For Arudpragasam, language itself is a vehicle fraught with complexities. Growing up in Sri Lanka, his family and he would travel to Tamil Nadu every December. There he would revel in the sounds of Tamil, a language which people back home were afraid to speak. For him, the cacophony of Madras after the quiet of Colombo was a symbol of freedom.
Today, he finds that he is reading and writing more and more in Tamil. He has not yet published in his mother tongue, but he hopes to in the future. Educated in English, he would talk in Tamil at home. But the conversations around serious topics such as the economy or politics would happen in English even at home. He says, “At the end of the war, I was quite politicised. When you see so much killing and violence, you want to understand it in a historic way… And you can’t help but trace this violence to colonialism and colonial institutions. It really made me think why am I writing in English… I recognise the privileges the English language gives me. But it is also a mark of shame.”
Arudpragasam realises he is writing in English about people in his community who cannot read and write the language. He draws parallels between the history that causes violence on the Tamil people in Sri Lanka and the violence that urged him toward the study of English.

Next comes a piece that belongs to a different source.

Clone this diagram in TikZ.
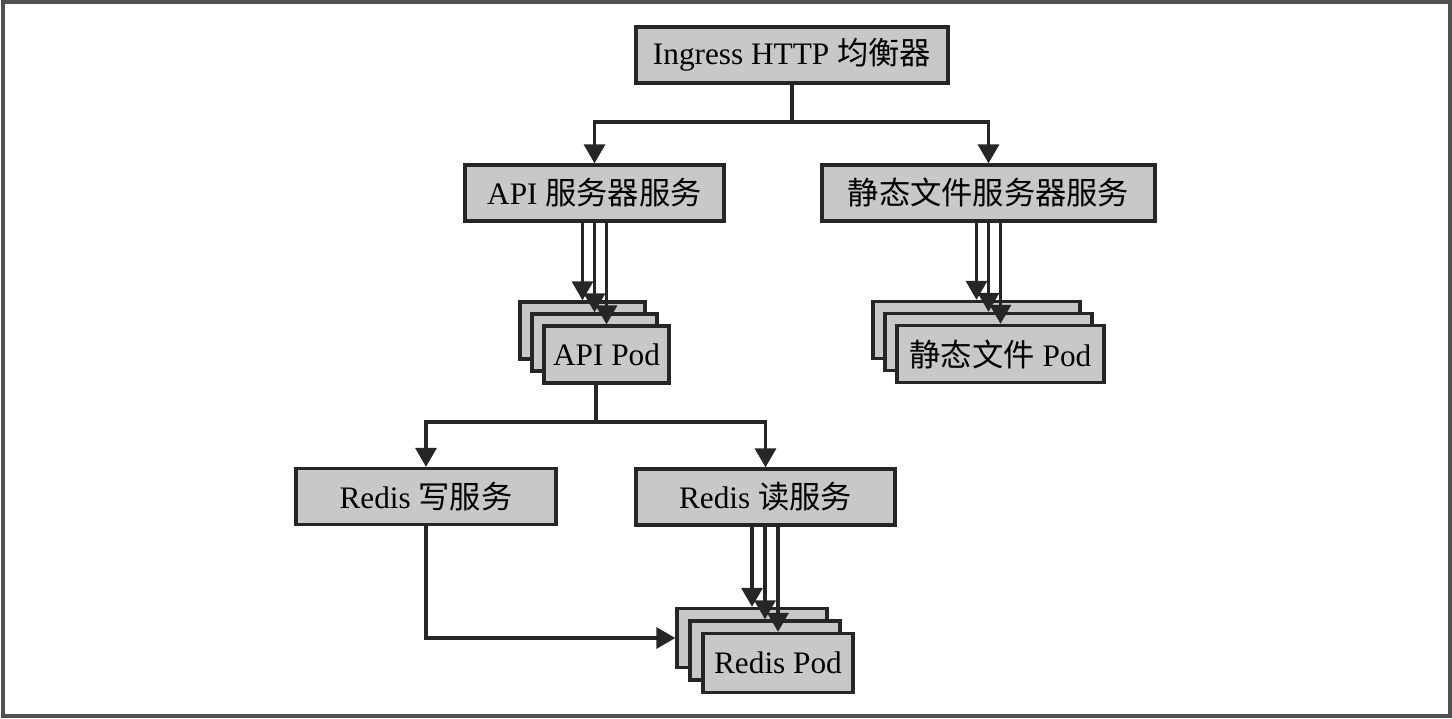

Arudpragasam wrote much of this book in Colombo. But he is clear that once he completes his doctorate, he wishes to move to India and not Sri Lanka. India is a country close to his heart; he lived in Chennai for a year after completing university. And has spent months in Delhi as well.

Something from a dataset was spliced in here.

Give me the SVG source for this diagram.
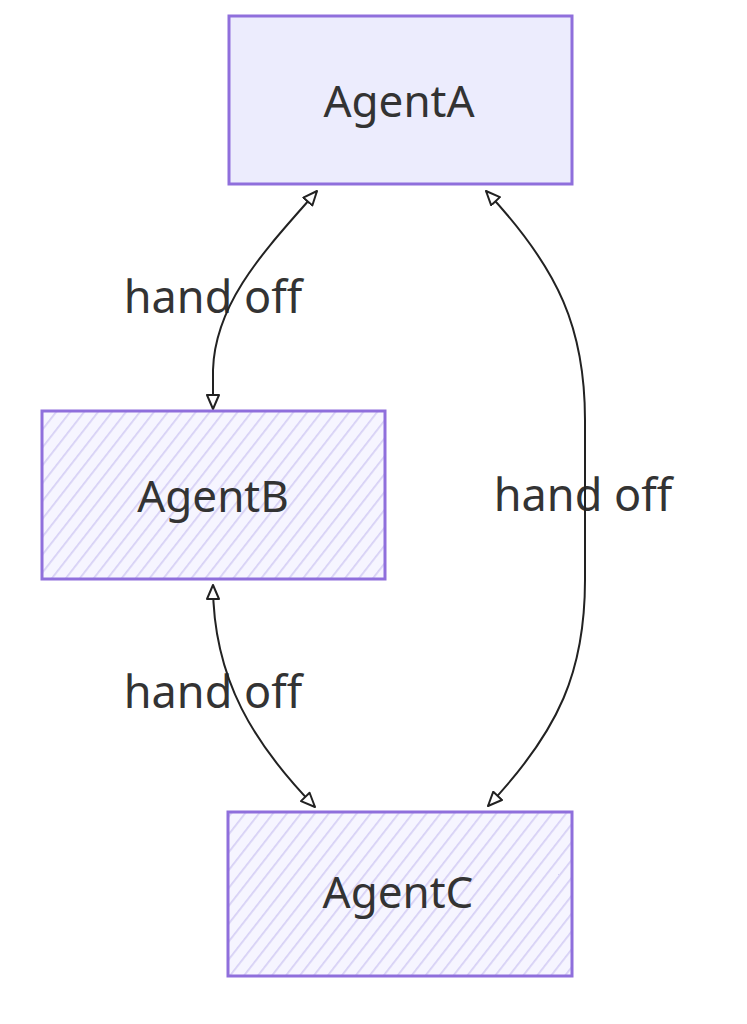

For him, distance from the subject matter is of little relevance. “I am as far from Vanni (the site of the war) in Colombo as I am in New York. Anyone writing on the war in Vanni is writing from a position of distance. This novel is not written as a representation of a particular person’s situation. It is written as an interpretation of such a person’s situation from a distance.”
It is this distance that allows for the interpretation to be authentic.